I want to use multiple PMMLs to keep the transformation of the data and the application of the model separate. Here is the code I am using. I am doing this because I want to include some kind of winsorizing on my data.
train_stats = {}
continous_domains = []
for cont in con_vars:
# REMOVE -1 values to not distort the quantiles
cont_val = np.asarray(train_data_sub[train_data_sub[cont] != -1][cont])
_95 = np.percentile(cont_val[~np.isnan(cont_val)], 95)
_05 = np.percentile(cont_val[~np.isnan(cont_val)], 5)
_50 = np.percentile(cont_val[~np.isnan(cont_val)], 50)
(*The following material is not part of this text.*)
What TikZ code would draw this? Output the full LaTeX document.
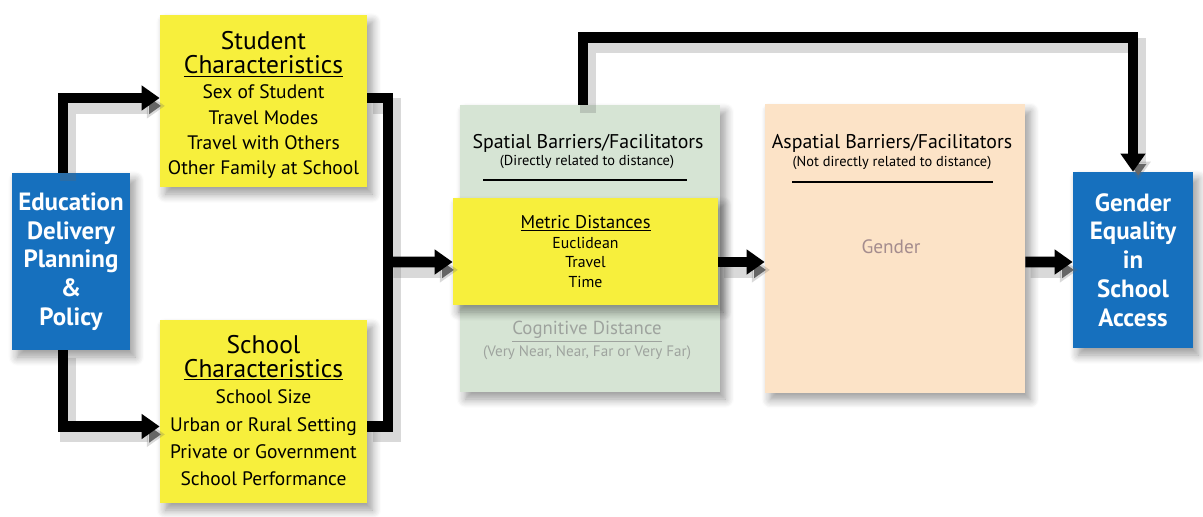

train_stats[cont] = [_05, _50, _95]
continous_domains.append(
([cont], [
ContinuousDomain(
missing_values = [-1],
missing_value_treatment="as_value",
missing_value_replacement= _50,
outlier_treatment ='as_extreme_values',
low_value = _05,
high_value = _95,
dtype = float
)
]))
data_mapper = DataFrameMapper(continous_domains, df_out=True)
data_mapper.fit(train_data_sub)
data_mapper.transform(train_data_sub)
pmml_pipeline = PMMLPipeline(steps = [
('DataframeMapper', data_mapper)])
path_name = f"Trafo_{str(datetime.now().strftime('%Y_%m_%d_%H-%M'))}.pmml"
sklearn2pmml(pmml_pipeline, path_name, debug=True)
It kinda works but the returned .pmml file only includes the data dictionary without the specifications of the setted high/low values etc.
Interestingly when I am putting a LogisticRegression inside the Pipeline I get a correct looking PMML but there are only two outputs and I actually want to get all the transformed values from the Dataframe Mapper.
Can anyone help me here? Really struggling to find a solution.
Thank you so much and best regards
Paul
the returned .pmml file does only include the data dictionary without the specifications of the setted high/low values etc.
The domain specification gets stored in two places inside the PMML document.
First, the decision whether some input value is valid or invalid, gets encoded into the /PMML/DataDictionary/DataField
element. For example, specifying that "Sepal.Length" only accepts values within the [4.3, 7.9]
range:
<DataField name="Sepal_Length" displayName="Sepal length in cm" optype="continuous" dataType="double">
<Interval closure="closedClosed" leftMargin="4.3" rightMargin="7.9"/>
</DataField>
Second, the decision how the pre-categorized input value (ie. valid/invalid/missing) should be handled by any given model. This is encoded into the /PMML/<Model>/MiningSchema/MiningField
elements. For example, specifying that invalid and missing values are not permitted:
<MiningSchema>
<MiningField name="Sepal_Length" invalidValueTreatment="returnInvalid" missingValueTreatment="returnInvalid"/>
</MiningSchema>
Your pipeline does not contain a model object, so there is physically no place where the second part of the domain specification could be stored.
Interestingly when I am putting a LogisticRegression inside the Pipeline I get a correct looking PMML but there I only have two outputs...
The SkLearn2PMML package performs PMML optimization, where unused field declarations are automatically removed in order to spare human and computer cognition efforts.
Looks like your LogisticRegression
model object only uses two input fields then.
You could try replacing LogisticRegression
with some other model type that uses all input fields. Some "greedy" algorithm such as random forest might be a good fit.
TLDR: You can't separate domain decorators such as ContinuousDomain
from the actual model object. If you want to use pre-fitted domain decorators in multiple pipelines, then you should store them as pure Python objects in Pickle or Dill data formats. Alternatively, generate some utility function (and package it as a Python library) that you can import and activate conveniently.